Chambray, a double-ply cotton fabric with a tight weave, is similar to denim but not the same. It has a white filler thread woven in with a colored background thread. But unlike denim's twill weave, chambray has a plain weave, so it's smoother and lighter in weight. Chambray is rugged but light, making it suitable for work wear as well as summer-weight shirts and skirts.
Chambray's Look and Feel
Chambray most often comes in blue but can be found in other colors. The colored threads appear much more prominently, but if you look closely, you'll see the white thread woven in, giving the color a slightly faded look. Chambray is most often solid, but can also come in multicolored, patterned weaves. The fabric is very soft and smooth, and typically has a slight luster.

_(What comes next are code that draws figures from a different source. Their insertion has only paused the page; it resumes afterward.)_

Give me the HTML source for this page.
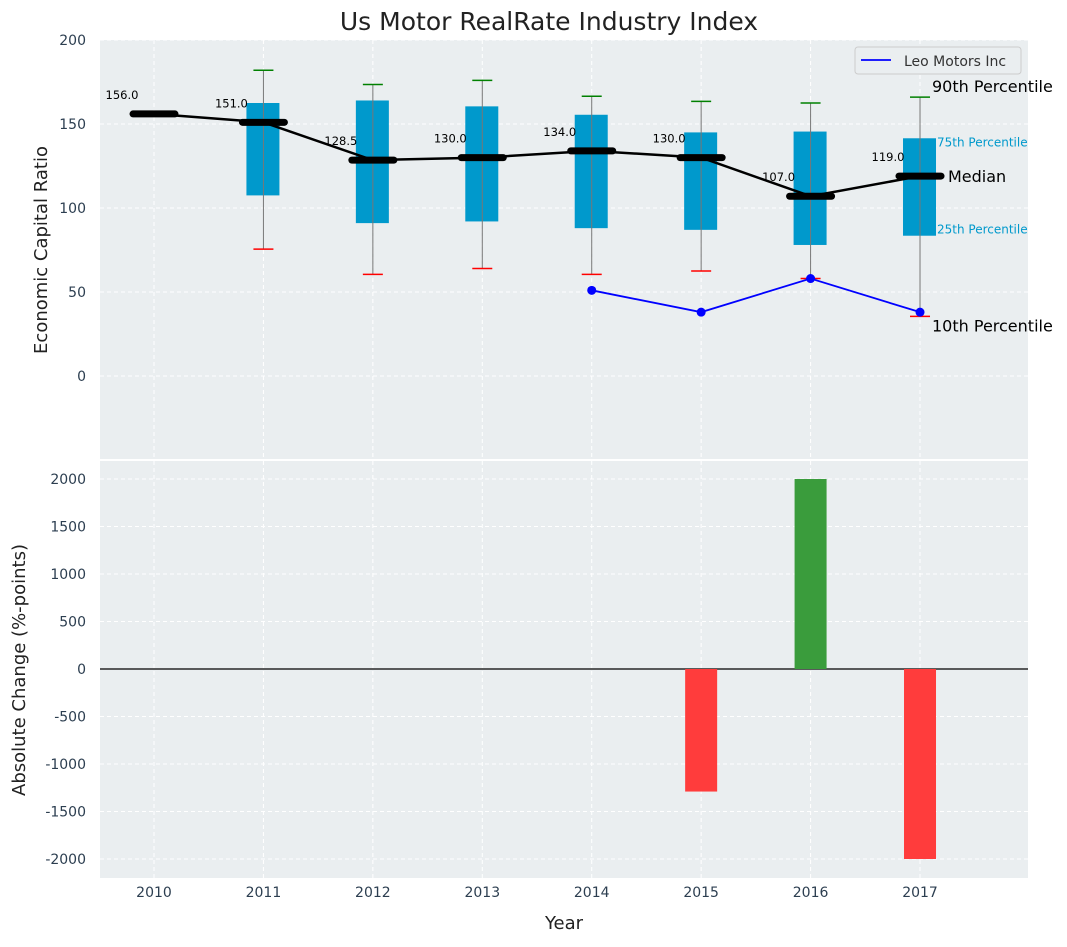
<!DOCTYPE html>
<html><head><meta charset="utf-8"><style>
body{margin:0;background:#fff;font-family:"Liberation Sans","DejaVu Sans",sans-serif}
svg text{font-family:"DejaVu Sans","Liberation Sans",sans-serif}
</style></head><body>
<svg id="c" width="1067" height="942" xmlns="http://www.w3.org/2000/svg"></svg>
<script>
const years=[2010,2011,2012,2013,2014,2015,2016,2017];
const medians=[156,151,128.5,130,134,130,107,119];
const p25=[null,107.5,91,92,88,87,78,83.5];
const p75=[null,162.5,164,160.5,155.5,145,145.5,141.5];
const p10=[null,75.5,60.5,64,60.5,62.5,58,35.5];
const p90=[null,182,173.5,176,166.5,163.5,162.5,166];
const leoYears=[2014,2015,2016,2017];
const leoVals=[51,38,58,38];
const chgYears=[2015,2016,2017];
const chgVals=[-1290,2000,-2000];
const topTicks=[0,50,100,150,200];
const botTicks=[-2000,-1500,-1000,-500,0,500,1000,1500,2000];

const NS="http://www.w3.org/2000/svg";
const svg=document.getElementById('c');
function el(t,a,p){const e=document.createElementNS(NS,t);for(const k in a)e.setAttribute(k,a[k]);(p||svg).appendChild(e);return e;}
function tx(s,a,p){const e=el('text',a,p);e.textContent=s;return e;}
const L=100,R=1028;
const x=v=>154+(v-2010)*109.43;
const yT=v=>376-v*1.68;
const yB=v=>669-v*0.095;

let bg1=el('rect',{x:L,y:40,width:R-L,height:419,fill:'#eaeef0'});

let bg2=el('rect',{x:L,y:461,width:R-L,height:417,fill:'#eaeef0'});


years.forEach(v=>{
  el('line',{x1:x(v),x2:x(v),y1:40,y2:459,stroke:'#fff','stroke-dasharray':'4,3','stroke-width':1});
  el('line',{x1:x(v),x2:x(v),y1:461,y2:878,stroke:'#fff','stroke-dasharray':'4,3','stroke-width':1});
  let t=tx(v,{x:x(v),y:897,'font-size':14,fill:'#2c3e50','text-anchor':'middle'});
  
});
topTicks.forEach(v=>{
  el('line',{x1:L,x2:R,y1:yT(v),y2:yT(v),stroke:'#fff','stroke-dasharray':'4,3'});
  let t=tx(v,{x:86,y:yT(v)+5,'font-size':14,fill:'#2c3e50','text-anchor':'end'});
  
});
botTicks.forEach(v=>{
  el('line',{x1:L,x2:R,y1:yB(v),y2:yB(v),stroke:'#fff','stroke-dasharray':'4,3'});
  let t=tx(v,{x:86,y:yB(v)+5,'font-size':14,fill:'#2c3e50','text-anchor':'end'});
  
});

years.forEach((v,i)=>{
  if(p25[i]==null)return;
  const g=el('g',{});
  
  el('rect',{x:x(v)-17,y:yT(p75[i]),width:33,height:yT(p25[i])-yT(p75[i]),fill:'#0099cc'},g);
  el('line',{x1:x(v),x2:x(v),y1:yT(p90[i]),y2:yT(p10[i]),stroke:'#777','stroke-width':1},g);
  el('line',{x1:x(v)-10,x2:x(v)+10,y1:yT(p90[i]),y2:yT(p90[i]),stroke:'green','stroke-width':1.5},g);
  el('line',{x1:x(v)-10,x2:x(v)+10,y1:yT(p10[i]),y2:yT(p10[i]),stroke:'red','stroke-width':1.5},g);
});
let mp=el('polyline',{points:years.map((v,i)=>x(v)+','+yT(medians[i])).join(' '),fill:'none',stroke:'#000','stroke-width':2.5});

years.forEach((v,i)=>{
  let m=el('line',{x1:x(v)-21,x2:x(v)+21,y1:yT(medians[i]),y2:yT(medians[i]),stroke:'#000','stroke-width':7,'stroke-linecap':'round'});
  
  let t=tx(medians[i].toFixed(1),{x:x(v)-32,y:yT(medians[i])-15,'font-size':11.5,fill:'#000','text-anchor':'middle'});
  
});
let lp=el('polyline',{points:leoYears.map((v,i)=>x(v)+','+yT(leoVals[i])).join(' '),fill:'none',stroke:'blue','stroke-width':1.8});

leoYears.forEach((v,i)=>{let c=el('circle',{cx:x(v),cy:yT(leoVals[i]),r:4.5,fill:'blue'});
});

const lx=x(2017);
[['90th Percentile',lx+12,yT(p90[7])-5,16,'#000'],['75th Percentile',lx+17,yT(p75[7])+8,12,'#0099cc'],['Median',lx+28,yT(medians[7])+6,16,'#000'],['25th Percentile',lx+17,yT(p25[7])-2,12,'#0099cc'],['10th Percentile',lx+12,yT(p10[7])+15,16,'#000']].forEach(a=>{
  let t=tx(a[0],{x:a[1],y:a[2],'font-size':a[3],fill:a[4]});
  
});

const lg=el('g',{});
el('rect',{x:855,y:47,width:166,height:27,rx:3,fill:'#eaeef0',stroke:'#ccc'},lg);
el('line',{x1:861,x2:891,y1:60,y2:60,stroke:'blue','stroke-width':1.8},lg);
tx('Leo Motors Inc',{x:904,y:66,'font-size':14,fill:'#333'},lg);

el('line',{x1:L,x2:R,y1:yB(0),y2:yB(0),stroke:'#000','stroke-width':1.2});
chgYears.forEach((v,i)=>{
  const val=chgVals[i];
  let b=el('rect',{x:x(v)-16,y:Math.min(yB(val),yB(0)),width:32,height:Math.abs(yB(val)-yB(0)),fill:val>=0?'#3a9c3c':'#ff3c3c'});
  
});

let tt=tx('Us Motor RealRate Industry Index',{x:549,y:30,'font-size':25,fill:'#222','text-anchor':'middle'});

let yt=tx('Economic Capital Ratio',{x:47,y:250,'font-size':18,fill:'#222','text-anchor':'middle',transform:'rotate(-90 47 250)'});

let yb=tx('Absolute Change (%-points)',{x:25,y:670,'font-size':18,fill:'#222','text-anchor':'middle',transform:'rotate(-90 25 670)'});

let xt=tx('Year',{x:564,y:929,'font-size':18,fill:'#222','text-anchor':'middle'});

</script>
</body></html>
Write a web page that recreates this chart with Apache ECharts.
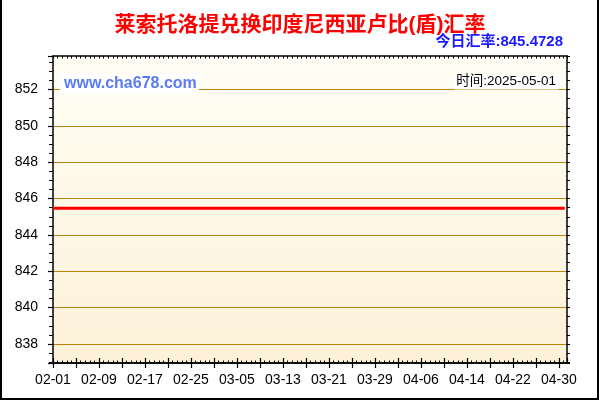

Chambray's weave gives it a subtle checkered or crisscross pattern. Some sewing patterns require that the fabric be cut on the bias -- diagonally across the grain of the fabric -- to set the crisscross pattern on edge for a diamond-type look as well as give the garment more stretch and give.
How Chambray Is Used
Chambray has long been used for clothing, most often as a shirt fabric for button-down shirts with long sleeves and collars, such as oxfords. It's also used for light summer garments, including shorts, skirts, dresses, tops and even sneakers. Lycra and spandex can be woven into chambray to produce stretch fabrics for lightweight pants in various designs.
Other uses for chambray include quilting or bedding; sunhats for babies; and home decor items such as curtains, pillows, tablecloths, place mats and upholstery. Thanks to its ruggedness, chambray is also suitable for fabric covers for journals and scrapbooks; handbags and pocketbooks; napkins; and aprons.
Chambray is available in 42- to 60-inch-wide yardage that can be cut to your desired length and purchased at most fabric stores and some craft stores with fabric sections. Some online retailers may also offer chambray in precut form, including 5-inch charm squares, 2 1/2-inch strips and other common precuts.
History of Chambray
The word chambray comes from the town of Cambria in France, where the fabric originated. It was originally woven for farmer's work wear beginning in the late 16th century. More recently, chambray was the fabric of choice for blue work shirts, giving rise to the term "blue-collar worker." It is sometimes confused with Cambric, which has a similar but lighter weave, and originates from the same town.